Acórdão nº 4454/10.9TAVNG.P1 de Tribunal da Relação do Porto, 18-04-2012
Data de Julgamento | 18 Abril 2012 |
Número Acordão | 4454/10.9TAVNG.P1 |
Ano | 2012 |
Órgão | Tribunal da Relação do Porto |
(proc. n º 4454/10.9TAVNG.P1)
No 1º Juízo-A do Tribunal de Instrução Criminal do Porto, nos autos de instrução nº 4454/10.9TAVNG, foi proferida, em 30.9.2011, a decisão instrutória que consta de fls. 187 a 195, na qual se concluiu pela não pronúncia dos arguidos B… e C…, Lda, quanto aos crimes de burla, sendo, no entanto, pronunciados pela prática de um crime de falsificação de documento p. e p. no art. 256º, nº 1, alínea b), do CP.
I- Por douta decisão de fls…., foram os recorridos pronunciados pela prática de um crime de falsificação de documento p. e p. pelo art. 256º, nº 1, do Código Penal,
II- Tendo sido dado como assente que o arguido, por si e em representação da sociedade arguida, veio a adquirir à recorrente diversas mercadorias, em momentos temporais distintos, para pagamento dos quais, entregou os cheques de fls….
III- Sendo que estes, quando apresentados a pagamento, não vieram a ser pagos em virtude daquele mesmo arguido ter comunicado à entidade sacada que os mesmos se haviam extraviado.
IV- Resultando demonstrado que, por missiva cuja cópia consta de fls. 163, enviada pelo arguido B… ao banco sacado, este pediu a anulação dos mencionados cheques, por motivo de roubo.

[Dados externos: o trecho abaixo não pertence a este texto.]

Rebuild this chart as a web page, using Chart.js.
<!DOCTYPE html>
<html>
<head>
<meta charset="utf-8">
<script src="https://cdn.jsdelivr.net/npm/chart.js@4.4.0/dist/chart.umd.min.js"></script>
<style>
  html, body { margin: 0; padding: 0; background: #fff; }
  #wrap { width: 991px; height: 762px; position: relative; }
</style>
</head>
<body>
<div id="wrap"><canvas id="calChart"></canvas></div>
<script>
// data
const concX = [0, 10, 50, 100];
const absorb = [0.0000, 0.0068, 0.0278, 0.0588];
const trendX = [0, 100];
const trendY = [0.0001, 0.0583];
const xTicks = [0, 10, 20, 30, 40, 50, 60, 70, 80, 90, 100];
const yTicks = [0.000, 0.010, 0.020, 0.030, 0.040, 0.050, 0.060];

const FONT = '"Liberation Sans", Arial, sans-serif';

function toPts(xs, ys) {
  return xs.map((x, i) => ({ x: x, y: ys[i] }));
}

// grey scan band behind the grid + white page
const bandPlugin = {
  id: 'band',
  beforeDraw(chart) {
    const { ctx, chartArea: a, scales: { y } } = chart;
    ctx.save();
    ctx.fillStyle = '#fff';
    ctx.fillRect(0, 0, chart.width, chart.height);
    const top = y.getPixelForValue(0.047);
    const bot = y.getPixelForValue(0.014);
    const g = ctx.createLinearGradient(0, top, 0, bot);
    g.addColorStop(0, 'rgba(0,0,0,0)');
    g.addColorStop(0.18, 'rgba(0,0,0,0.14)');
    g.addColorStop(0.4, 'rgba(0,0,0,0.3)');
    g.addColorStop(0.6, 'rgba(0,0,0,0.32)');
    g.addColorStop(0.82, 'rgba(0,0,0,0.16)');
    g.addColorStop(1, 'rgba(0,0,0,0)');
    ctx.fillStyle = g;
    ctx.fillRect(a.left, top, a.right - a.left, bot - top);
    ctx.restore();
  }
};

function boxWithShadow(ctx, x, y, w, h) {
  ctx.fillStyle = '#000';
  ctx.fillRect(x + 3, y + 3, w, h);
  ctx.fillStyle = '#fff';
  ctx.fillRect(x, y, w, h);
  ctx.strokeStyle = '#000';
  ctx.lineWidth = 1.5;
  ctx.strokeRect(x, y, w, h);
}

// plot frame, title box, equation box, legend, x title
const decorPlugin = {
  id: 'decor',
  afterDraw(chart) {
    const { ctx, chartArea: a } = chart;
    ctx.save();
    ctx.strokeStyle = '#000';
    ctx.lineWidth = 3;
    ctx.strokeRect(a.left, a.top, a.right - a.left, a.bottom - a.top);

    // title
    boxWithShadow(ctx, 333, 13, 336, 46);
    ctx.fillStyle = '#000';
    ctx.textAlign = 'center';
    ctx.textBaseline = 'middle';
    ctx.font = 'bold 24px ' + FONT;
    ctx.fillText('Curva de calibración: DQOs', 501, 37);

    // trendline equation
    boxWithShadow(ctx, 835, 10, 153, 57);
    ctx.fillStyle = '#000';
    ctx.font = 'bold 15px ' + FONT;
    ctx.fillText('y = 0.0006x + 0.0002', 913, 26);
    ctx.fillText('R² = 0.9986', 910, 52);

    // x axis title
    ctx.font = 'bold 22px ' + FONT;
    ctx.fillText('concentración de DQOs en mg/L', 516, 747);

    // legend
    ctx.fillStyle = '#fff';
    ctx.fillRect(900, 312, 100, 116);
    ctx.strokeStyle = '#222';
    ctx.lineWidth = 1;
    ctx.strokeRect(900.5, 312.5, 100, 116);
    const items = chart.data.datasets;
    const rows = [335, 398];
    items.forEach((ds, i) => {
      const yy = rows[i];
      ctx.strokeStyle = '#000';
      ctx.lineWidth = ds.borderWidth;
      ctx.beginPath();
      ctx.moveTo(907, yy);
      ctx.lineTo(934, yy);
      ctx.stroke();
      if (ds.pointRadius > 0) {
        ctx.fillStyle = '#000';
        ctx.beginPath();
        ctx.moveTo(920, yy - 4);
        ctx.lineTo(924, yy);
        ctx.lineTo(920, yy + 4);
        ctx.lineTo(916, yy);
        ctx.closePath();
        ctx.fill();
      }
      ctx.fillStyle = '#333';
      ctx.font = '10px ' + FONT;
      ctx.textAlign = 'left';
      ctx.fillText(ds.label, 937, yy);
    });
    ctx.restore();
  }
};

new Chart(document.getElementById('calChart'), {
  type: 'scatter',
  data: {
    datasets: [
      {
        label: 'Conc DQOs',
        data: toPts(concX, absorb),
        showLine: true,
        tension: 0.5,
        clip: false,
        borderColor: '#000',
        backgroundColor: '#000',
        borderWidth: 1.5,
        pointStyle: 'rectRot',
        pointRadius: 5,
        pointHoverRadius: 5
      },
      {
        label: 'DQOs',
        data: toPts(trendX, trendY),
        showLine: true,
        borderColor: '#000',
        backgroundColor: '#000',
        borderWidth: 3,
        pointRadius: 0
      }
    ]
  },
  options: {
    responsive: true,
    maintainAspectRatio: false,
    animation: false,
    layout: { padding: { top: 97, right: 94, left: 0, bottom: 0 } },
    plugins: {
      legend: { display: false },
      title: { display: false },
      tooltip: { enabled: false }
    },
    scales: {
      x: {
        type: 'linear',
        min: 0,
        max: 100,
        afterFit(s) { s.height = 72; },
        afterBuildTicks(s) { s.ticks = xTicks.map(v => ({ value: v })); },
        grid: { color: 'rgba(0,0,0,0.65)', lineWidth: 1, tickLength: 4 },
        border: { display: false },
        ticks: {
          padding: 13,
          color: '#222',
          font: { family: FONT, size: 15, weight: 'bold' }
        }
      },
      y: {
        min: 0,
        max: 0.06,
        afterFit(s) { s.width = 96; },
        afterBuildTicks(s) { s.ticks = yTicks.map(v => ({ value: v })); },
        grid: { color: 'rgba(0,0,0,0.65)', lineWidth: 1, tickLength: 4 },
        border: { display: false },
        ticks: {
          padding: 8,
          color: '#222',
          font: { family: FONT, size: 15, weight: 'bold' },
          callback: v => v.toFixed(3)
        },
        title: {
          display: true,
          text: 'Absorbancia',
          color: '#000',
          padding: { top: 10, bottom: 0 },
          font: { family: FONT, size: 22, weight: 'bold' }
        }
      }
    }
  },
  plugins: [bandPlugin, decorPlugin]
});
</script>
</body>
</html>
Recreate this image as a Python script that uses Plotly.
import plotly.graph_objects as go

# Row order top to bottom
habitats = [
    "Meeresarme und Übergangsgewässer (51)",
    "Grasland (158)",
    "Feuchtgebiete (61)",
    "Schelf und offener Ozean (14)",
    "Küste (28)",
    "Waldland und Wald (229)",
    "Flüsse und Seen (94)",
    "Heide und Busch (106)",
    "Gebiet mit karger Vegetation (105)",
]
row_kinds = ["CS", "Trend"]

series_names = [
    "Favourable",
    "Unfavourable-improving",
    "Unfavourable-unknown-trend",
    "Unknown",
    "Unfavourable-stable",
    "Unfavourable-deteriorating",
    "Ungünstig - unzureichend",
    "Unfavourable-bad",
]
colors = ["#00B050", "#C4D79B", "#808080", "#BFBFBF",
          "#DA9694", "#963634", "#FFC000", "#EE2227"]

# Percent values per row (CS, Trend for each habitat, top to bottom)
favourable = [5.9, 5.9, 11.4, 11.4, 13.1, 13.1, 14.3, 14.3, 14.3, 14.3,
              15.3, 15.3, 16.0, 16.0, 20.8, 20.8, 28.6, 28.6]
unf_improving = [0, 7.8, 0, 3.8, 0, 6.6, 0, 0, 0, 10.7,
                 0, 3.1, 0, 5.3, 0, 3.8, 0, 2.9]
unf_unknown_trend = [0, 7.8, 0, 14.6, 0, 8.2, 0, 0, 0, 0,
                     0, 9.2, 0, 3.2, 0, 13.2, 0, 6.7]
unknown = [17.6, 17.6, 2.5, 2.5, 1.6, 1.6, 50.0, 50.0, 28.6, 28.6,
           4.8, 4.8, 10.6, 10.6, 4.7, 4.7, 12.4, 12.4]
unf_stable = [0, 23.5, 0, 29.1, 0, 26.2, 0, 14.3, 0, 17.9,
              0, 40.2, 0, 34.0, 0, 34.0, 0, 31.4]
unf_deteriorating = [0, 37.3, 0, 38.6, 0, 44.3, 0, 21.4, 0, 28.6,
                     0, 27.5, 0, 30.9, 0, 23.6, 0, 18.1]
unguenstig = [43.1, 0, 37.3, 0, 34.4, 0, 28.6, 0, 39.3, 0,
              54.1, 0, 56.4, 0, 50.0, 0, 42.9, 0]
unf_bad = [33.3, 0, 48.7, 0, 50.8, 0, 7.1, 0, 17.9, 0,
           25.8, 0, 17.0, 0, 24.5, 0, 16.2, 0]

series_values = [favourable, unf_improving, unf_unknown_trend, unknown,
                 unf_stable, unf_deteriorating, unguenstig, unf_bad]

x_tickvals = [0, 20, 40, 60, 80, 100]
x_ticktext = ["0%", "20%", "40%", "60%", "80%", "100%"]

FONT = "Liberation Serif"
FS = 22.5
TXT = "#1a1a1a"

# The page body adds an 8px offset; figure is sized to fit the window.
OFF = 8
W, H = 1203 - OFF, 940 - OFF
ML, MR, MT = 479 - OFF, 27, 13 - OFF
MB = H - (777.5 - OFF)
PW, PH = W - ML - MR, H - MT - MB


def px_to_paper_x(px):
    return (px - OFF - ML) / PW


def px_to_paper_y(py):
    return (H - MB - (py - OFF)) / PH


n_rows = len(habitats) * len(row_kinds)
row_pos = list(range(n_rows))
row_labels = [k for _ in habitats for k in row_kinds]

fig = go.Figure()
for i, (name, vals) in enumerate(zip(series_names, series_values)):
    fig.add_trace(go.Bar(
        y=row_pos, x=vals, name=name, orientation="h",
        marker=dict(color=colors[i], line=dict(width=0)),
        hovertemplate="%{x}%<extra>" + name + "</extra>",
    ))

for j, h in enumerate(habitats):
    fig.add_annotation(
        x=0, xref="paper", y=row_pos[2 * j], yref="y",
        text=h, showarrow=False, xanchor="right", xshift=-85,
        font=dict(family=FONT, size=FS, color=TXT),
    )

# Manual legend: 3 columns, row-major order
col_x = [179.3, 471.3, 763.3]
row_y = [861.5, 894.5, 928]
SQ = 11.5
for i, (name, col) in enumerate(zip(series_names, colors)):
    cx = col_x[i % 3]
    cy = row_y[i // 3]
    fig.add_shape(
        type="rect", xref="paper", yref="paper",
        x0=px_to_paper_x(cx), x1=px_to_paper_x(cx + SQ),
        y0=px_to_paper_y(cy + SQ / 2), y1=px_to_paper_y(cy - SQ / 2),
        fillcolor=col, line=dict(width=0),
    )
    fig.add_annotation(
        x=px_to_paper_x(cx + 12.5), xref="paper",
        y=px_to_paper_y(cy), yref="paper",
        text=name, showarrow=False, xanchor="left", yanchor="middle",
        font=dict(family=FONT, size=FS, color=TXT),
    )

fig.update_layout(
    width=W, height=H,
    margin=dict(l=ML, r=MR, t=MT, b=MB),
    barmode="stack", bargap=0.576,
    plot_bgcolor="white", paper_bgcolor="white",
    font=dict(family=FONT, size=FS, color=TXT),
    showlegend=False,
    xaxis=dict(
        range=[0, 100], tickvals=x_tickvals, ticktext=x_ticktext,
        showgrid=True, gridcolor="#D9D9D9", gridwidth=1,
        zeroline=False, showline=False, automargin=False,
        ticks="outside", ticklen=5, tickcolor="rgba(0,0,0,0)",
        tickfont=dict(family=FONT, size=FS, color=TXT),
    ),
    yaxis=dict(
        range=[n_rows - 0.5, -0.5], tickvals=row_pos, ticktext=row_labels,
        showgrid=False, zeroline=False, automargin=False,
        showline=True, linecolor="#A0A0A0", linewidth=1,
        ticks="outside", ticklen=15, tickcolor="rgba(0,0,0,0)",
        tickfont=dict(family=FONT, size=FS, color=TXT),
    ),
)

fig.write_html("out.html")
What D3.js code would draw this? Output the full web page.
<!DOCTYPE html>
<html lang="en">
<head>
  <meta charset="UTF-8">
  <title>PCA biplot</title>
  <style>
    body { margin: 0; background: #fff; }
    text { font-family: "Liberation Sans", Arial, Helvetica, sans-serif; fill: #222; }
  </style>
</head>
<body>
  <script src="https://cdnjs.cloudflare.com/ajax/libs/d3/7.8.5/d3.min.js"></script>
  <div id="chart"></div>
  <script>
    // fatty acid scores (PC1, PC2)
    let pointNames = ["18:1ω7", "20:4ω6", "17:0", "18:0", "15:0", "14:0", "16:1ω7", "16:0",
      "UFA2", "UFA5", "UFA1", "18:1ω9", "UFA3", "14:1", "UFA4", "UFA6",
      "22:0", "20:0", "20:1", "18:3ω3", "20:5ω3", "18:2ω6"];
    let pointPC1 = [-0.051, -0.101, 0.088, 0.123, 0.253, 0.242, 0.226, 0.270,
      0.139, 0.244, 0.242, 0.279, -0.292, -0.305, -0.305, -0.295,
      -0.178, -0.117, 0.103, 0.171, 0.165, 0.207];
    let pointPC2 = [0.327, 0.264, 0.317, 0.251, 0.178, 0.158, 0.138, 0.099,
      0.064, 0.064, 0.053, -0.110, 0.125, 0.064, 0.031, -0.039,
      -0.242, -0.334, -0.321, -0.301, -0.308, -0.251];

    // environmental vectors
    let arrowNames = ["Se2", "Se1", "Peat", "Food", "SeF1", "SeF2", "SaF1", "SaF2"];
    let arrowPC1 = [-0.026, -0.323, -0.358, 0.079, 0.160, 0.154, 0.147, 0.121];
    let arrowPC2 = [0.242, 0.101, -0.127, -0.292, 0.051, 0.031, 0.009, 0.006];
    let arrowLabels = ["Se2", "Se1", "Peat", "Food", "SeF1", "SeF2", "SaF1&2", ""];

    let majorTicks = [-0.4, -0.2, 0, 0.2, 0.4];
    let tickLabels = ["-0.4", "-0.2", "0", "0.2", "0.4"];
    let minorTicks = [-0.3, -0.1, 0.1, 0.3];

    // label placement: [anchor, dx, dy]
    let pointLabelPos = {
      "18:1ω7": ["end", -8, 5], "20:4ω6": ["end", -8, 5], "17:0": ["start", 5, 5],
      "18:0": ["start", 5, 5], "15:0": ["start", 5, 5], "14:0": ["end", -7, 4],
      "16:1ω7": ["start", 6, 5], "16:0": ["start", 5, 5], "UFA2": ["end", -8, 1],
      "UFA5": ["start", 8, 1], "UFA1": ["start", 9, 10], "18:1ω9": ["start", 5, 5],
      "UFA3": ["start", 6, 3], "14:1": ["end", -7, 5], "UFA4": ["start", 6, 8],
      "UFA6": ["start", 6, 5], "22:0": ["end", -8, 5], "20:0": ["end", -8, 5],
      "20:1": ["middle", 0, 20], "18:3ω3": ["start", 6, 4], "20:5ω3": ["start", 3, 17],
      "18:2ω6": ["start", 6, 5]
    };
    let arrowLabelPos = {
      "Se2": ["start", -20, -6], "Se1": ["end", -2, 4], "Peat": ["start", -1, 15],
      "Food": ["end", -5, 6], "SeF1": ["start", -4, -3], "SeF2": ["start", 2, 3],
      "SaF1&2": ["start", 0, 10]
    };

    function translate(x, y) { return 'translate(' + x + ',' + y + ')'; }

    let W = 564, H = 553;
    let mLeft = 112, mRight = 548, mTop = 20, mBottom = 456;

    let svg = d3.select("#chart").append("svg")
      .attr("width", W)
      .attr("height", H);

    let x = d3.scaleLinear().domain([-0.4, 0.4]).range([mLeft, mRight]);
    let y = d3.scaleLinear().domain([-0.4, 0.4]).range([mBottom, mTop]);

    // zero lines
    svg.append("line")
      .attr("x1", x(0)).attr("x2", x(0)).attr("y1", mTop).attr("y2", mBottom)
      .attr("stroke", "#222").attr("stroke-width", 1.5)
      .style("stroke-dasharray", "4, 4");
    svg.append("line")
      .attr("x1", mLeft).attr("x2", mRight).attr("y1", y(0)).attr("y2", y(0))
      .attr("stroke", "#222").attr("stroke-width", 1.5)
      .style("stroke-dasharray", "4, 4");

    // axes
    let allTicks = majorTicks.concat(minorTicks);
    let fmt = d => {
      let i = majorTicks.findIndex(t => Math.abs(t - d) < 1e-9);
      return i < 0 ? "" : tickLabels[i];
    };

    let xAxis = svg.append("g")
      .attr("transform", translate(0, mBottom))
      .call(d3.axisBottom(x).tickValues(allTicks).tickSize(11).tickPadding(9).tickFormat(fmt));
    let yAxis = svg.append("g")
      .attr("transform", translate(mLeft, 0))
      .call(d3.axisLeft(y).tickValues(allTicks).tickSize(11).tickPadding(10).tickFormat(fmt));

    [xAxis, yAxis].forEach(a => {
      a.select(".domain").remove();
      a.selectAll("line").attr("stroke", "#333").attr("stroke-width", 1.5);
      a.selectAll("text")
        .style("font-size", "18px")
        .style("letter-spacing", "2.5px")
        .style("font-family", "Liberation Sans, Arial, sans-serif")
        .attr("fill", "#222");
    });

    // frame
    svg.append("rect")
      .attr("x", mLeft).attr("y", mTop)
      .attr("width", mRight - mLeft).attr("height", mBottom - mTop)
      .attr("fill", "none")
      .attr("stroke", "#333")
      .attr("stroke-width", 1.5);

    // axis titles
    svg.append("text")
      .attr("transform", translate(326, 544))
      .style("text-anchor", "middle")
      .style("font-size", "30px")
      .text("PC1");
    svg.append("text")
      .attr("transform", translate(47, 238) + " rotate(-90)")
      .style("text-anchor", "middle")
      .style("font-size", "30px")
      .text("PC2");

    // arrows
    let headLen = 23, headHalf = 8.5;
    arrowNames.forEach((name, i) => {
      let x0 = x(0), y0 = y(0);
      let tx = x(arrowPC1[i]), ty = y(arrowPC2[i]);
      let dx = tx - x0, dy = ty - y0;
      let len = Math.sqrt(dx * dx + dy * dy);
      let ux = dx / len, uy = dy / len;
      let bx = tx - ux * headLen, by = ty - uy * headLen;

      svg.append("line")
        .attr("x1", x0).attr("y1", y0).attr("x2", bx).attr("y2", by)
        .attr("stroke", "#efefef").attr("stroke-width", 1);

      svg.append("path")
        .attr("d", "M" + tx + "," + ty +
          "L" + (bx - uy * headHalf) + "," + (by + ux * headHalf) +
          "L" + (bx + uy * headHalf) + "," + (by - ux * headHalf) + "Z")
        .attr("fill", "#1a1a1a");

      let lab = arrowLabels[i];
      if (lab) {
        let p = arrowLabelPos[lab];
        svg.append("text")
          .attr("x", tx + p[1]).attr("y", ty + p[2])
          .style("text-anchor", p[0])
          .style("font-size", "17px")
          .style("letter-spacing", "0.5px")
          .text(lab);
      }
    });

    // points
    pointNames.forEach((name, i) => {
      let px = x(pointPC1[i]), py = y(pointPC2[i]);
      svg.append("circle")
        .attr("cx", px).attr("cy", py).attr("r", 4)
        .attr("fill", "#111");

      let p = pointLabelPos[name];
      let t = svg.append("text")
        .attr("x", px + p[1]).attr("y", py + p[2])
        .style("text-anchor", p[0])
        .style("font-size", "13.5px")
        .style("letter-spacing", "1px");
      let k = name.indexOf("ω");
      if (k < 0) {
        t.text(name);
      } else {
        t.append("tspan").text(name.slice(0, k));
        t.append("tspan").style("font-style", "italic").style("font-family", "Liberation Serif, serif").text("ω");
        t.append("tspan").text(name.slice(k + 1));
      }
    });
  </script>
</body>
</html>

V- E, concluindo o douto aresto ter-se apurado não ter havido roubo/extravio dos cheques, os quais foram por si entregues à assistente, entendeu – e bem – dar como preenchidos os elementos constitutivos, objectivo e subjectivo, do crime de falsificação de documento, consubstanciando-se o dolo do arguido “no facto de este ter dado tal indicação à entidade sacada, com intenção de não serem os referidos cheques pagos, causando dessa forma o inerente e respectivo prejuízo à assistente.”
VI- Porém, não pronunciando os arguidos pelo crime de burla p. e p. pelo art. 217º do Código Penal, no entendimento de não se ter apurado qualquer comportamento que o arguido tivesse tomado, com a intenção de a enganar e a levar em erro, a entregar-lhe as respectivas mercadorias e a aceitar os cheques como pagamento.
VII- Tal conclusão traduz manifesto erro na apreciação da prova produzida, já que da sua conjugação, nomeadamente do documento de fls. 162 a 170, se imporia conclusão diversa, já que
VIII- Resulta daquele documento que o arguido, na data de 10.2.2010 veio participar o furto do seu veículo;
IX- Referindo nessa participação o furto de diversos cheques, quer em seu nome pessoal, quer em nome da sociedade unipessoal sua representada;
X- Com base nessa participação, veio o mesmo a declarar diversos cheques como extraviados, neles se incluindo aqueles que deram origem aos presentes autos; e
XI- Tal como resulta dos autos, nos dias 3 e 17 de Março de 2010 o arguido preencheu e entregou à assistente os referidos cheques para pagamento de mercadoria que adquiriu à assistente.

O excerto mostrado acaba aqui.